RECORDED INFORMATION start

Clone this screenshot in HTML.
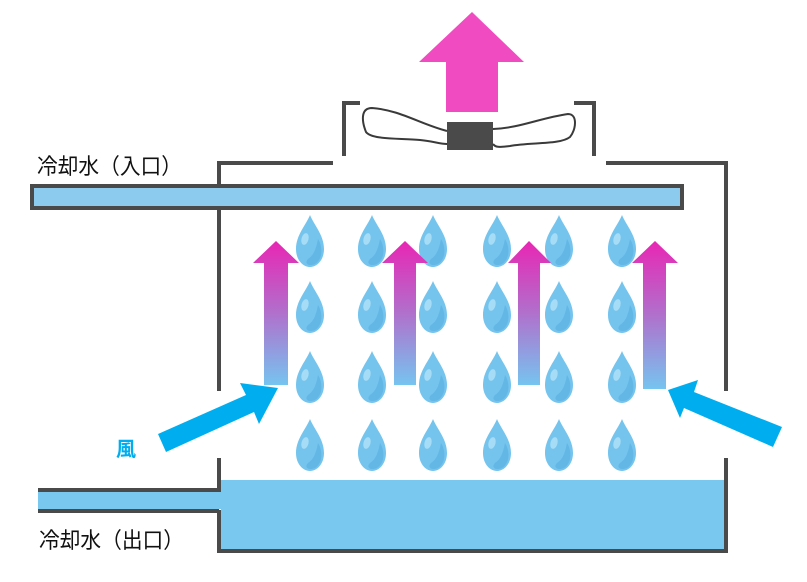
<!DOCTYPE html>
<html><head><meta charset="utf-8"><style>
html,body{margin:0;padding:0;background:#fff;width:807px;height:582px;overflow:hidden}
svg{display:block}
text{font-family:"Liberation Sans","Noto Sans CJK JP",sans-serif}
</style></head><body>
<svg width="807" height="582" viewBox="0 0 807 582" xmlns="http://www.w3.org/2000/svg">
<defs>
<linearGradient id="g" x1="0" y1="0" x2="0" y2="1">
<stop offset="0" stop-color="#e826b4"/><stop offset="0.5" stop-color="#b070cc"/><stop offset="1" stop-color="#76c4f0"/>
</linearGradient>
<g id="drop">
<path d="M0,-26 C4,-16 14,-6 14,8 C14,19 7,26 0,26 C-7,26 -14,19 -14,8 C-14,-6 -4,-16 0,-26Z" fill="#74c4ee"/>
<path d="M8,-2 C13,6 13,18 5,23 C-2,26 -6,22 -2,18 C4,14 6,8 8,-2Z" fill="#58afe0" opacity="0.6"/>
<ellipse cx="-5" cy="-2" rx="3.5" ry="6" fill="#a6dcf6" transform="rotate(15 -5 -2)"/>
</g>
</defs>
<g fill="#4a4a4a">
<rect x="217" y="161" width="116" height="4"/>
<rect x="606" y="161" width="122" height="4"/>
<rect x="217" y="161" width="4" height="230"/>
<rect x="724" y="161" width="4" height="230"/>
<rect x="217" y="458" width="4" height="34"/>
<rect x="217" y="510" width="4" height="43"/>
<rect x="724" y="458" width="4" height="95"/>
<rect x="217" y="549" width="511" height="4"/>
<rect x="38" y="488" width="183" height="4"/>
<rect x="38" y="509" width="181" height="4"/>
<rect x="342" y="101" width="4" height="55"/>
<rect x="342" y="101" width="18" height="4"/>
<rect x="592" y="101" width="4" height="55"/>
<rect x="574" y="101" width="22" height="4"/>
<rect x="447" y="122" width="46" height="28"/>
</g>
<rect x="221" y="480" width="503" height="69" fill="#78c8f0"/>
<rect x="38" y="492" width="185" height="17" fill="#78c8f0"/>
<rect x="32" y="186" width="650" height="22" fill="#8ccbee" stroke="#4a4a4a" stroke-width="4"/>
<path d="M447,131 C420,124 400,110 372,108 C360,108 362,122 366,132 C372,140 400,138 420,140 C432,141 440,144 447,144" fill="none" stroke="#3a3a3a" stroke-width="2"/>
<path d="M493,129 C520,128 540,118 568,114 C578,114 576,130 570,137 C560,145 530,142 510,146 C500,147 496,148 493,144" fill="none" stroke="#3a3a3a" stroke-width="2"/>
<polygon points="472,12 524,62 498,62 498,112 446,112 446,62 419,62" fill="#f14bc2"/>
<g>
<use href="#drop" x="310" y="241"/><use href="#drop" x="372" y="241"/><use href="#drop" x="433" y="241"/><use href="#drop" x="497" y="241"/><use href="#drop" x="559" y="241"/><use href="#drop" x="622" y="241"/>
<use href="#drop" x="310" y="307"/><use href="#drop" x="372" y="307"/><use href="#drop" x="433" y="307"/><use href="#drop" x="497" y="307"/><use href="#drop" x="559" y="307"/><use href="#drop" x="622" y="307"/>
<use href="#drop" x="310" y="377"/><use href="#drop" x="372" y="377"/><use href="#drop" x="433" y="377"/><use href="#drop" x="497" y="377"/><use href="#drop" x="559" y="377"/><use href="#drop" x="622" y="377"/>
<use href="#drop" x="310" y="445"/><use href="#drop" x="372" y="445"/><use href="#drop" x="433" y="445"/><use href="#drop" x="497" y="445"/><use href="#drop" x="559" y="445"/><use href="#drop" x="622" y="445"/>
</g>
<g fill="url(#g)">
<polygon points="276,241 299,263 288,263 288,385 264,385 264,263 253,263"/>
<polygon points="405,241 428,263 416,263 416,385 394,385 394,263 382,263"/>
<polygon points="529,241 551,263 540,263 540,385 518,385 518,263 508,263"/>
<polygon points="655,241 678,263 666,263 666,389 643,389 643,263 632,263"/>
</g>
<polygon points="158,434 246,395 240,383 278,388 259,424 254,412 166,452" fill="#00aeef"/>
<polygon points="782,427 694,392 698,380 668,390 680,418 684,408 773,447" fill="#00aeef"/>
<text x="37" y="174" font-size="22" fill="#111" textLength="145" lengthAdjust="spacingAndGlyphs">冷却水（入口）</text>
<text x="39" y="548" font-size="22" fill="#111" textLength="145" lengthAdjust="spacingAndGlyphs">冷却水（出口）</text>
<text x="116" y="456" font-size="20" font-weight="bold" fill="#00aeef">風</text>
</svg>
</body></html>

RECORDED INFORMATION end

WHAT NEEDS TO BE DONE
Go through the listing above and write it all out exactly, leaving out any picture.

ANSWER TO THIS TASK
Clone this screenshot in HTML.
<!DOCTYPE html>
<html><head><meta charset="utf-8"><style>
html,body{margin:0;padding:0;background:#fff;width:807px;height:582px;overflow:hidden}
svg{display:block}
text{font-family:"Liberation Sans","Noto Sans CJK JP",sans-serif}
</style></head><body>
<svg width="807" height="582" viewBox="0 0 807 582" xmlns="http://www.w3.org/2000/svg">
<defs>
<linearGradient id="g" x1="0" y1="0" x2="0" y2="1">
<stop offset="0" stop-color="#e826b4"/><stop offset="0.5" stop-color="#b070cc"/><stop offset="1" stop-color="#76c4f0"/>
</linearGradient>
<g id="drop">
<path d="M0,-26 C4,-16 14,-6 14,8 C14,19 7,26 0,26 C-7,26 -14,19 -14,8 C-14,-6 -4,-16 0,-26Z" fill="#74c4ee"/>
<path d="M8,-2 C13,6 13,18 5,23 C-2,26 -6,22 -2,18 C4,14 6,8 8,-2Z" fill="#58afe0" opacity="0.6"/>
<ellipse cx="-5" cy="-2" rx="3.5" ry="6" fill="#a6dcf6" transform="rotate(15 -5 -2)"/>
</g>
</defs>
<g fill="#4a4a4a">
<rect x="217" y="161" width="116" height="4"/>
<rect x="606" y="161" width="122" height="4"/>
<rect x="217" y="161" width="4" height="230"/>
<rect x="724" y="161" width="4" height="230"/>
<rect x="217" y="458" width="4" height="34"/>
<rect x="217" y="510" width="4" height="43"/>
<rect x="724" y="458" width="4" height="95"/>
<rect x="217" y="549" width="511" height="4"/>
<rect x="38" y="488" width="183" height="4"/>
<rect x="38" y="509" width="181" height="4"/>
<rect x="342" y="101" width="4" height="55"/>
<rect x="342" y="101" width="18" height="4"/>
<rect x="592" y="101" width="4" height="55"/>
<rect x="574" y="101" width="22" height="4"/>
<rect x="447" y="122" width="46" height="28"/>
</g>
<rect x="221" y="480" width="503" height="69" fill="#78c8f0"/>
<rect x="38" y="492" width="185" height="17" fill="#78c8f0"/>
<rect x="32" y="186" width="650" height="22" fill="#8ccbee" stroke="#4a4a4a" stroke-width="4"/>
<path d="M447,131 C420,124 400,110 372,108 C360,108 362,122 366,132 C372,140 400,138 420,140 C432,141 440,144 447,144" fill="none" stroke="#3a3a3a" stroke-width="2"/>
<path d="M493,129 C520,128 540,118 568,114 C578,114 576,130 570,137 C560,145 530,142 510,146 C500,147 496,148 493,144" fill="none" stroke="#3a3a3a" stroke-width="2"/>
<polygon points="472,12 524,62 498,62 498,112 446,112 446,62 419,62" fill="#f14bc2"/>
<g>
<use href="#drop" x="310" y="241"/><use href="#drop" x="372" y="241"/><use href="#drop" x="433" y="241"/><use href="#drop" x="497" y="241"/><use href="#drop" x="559" y="241"/><use href="#drop" x="622" y="241"/>
<use href="#drop" x="310" y="307"/><use href="#drop" x="372" y="307"/><use href="#drop" x="433" y="307"/><use href="#drop" x="497" y="307"/><use href="#drop" x="559" y="307"/><use href="#drop" x="622" y="307"/>
<use href="#drop" x="310" y="377"/><use href="#drop" x="372" y="377"/><use href="#drop" x="433" y="377"/><use href="#drop" x="497" y="377"/><use href="#drop" x="559" y="377"/><use href="#drop" x="622" y="377"/>
<use href="#drop" x="310" y="445"/><use href="#drop" x="372" y="445"/><use href="#drop" x="433" y="445"/><use href="#drop" x="497" y="445"/><use href="#drop" x="559" y="445"/><use href="#drop" x="622" y="445"/>
</g>
<g fill="url(#g)">
<polygon points="276,241 299,263 288,263 288,385 264,385 264,263 253,263"/>
<polygon points="405,241 428,263 416,263 416,385 394,385 394,263 382,263"/>
<polygon points="529,241 551,263 540,263 540,385 518,385 518,263 508,263"/>
<polygon points="655,241 678,263 666,263 666,389 643,389 643,263 632,263"/>
</g>
<polygon points="158,434 246,395 240,383 278,388 259,424 254,412 166,452" fill="#00aeef"/>
<polygon points="782,427 694,392 698,380 668,390 680,418 684,408 773,447" fill="#00aeef"/>
<text x="37" y="174" font-size="22" fill="#111" textLength="145" lengthAdjust="spacingAndGlyphs">冷却水（入口）</text>
<text x="39" y="548" font-size="22" fill="#111" textLength="145" lengthAdjust="spacingAndGlyphs">冷却水（出口）</text>
<text x="116" y="456" font-size="20" font-weight="bold" fill="#00aeef">風</text>
</svg>
</body></html>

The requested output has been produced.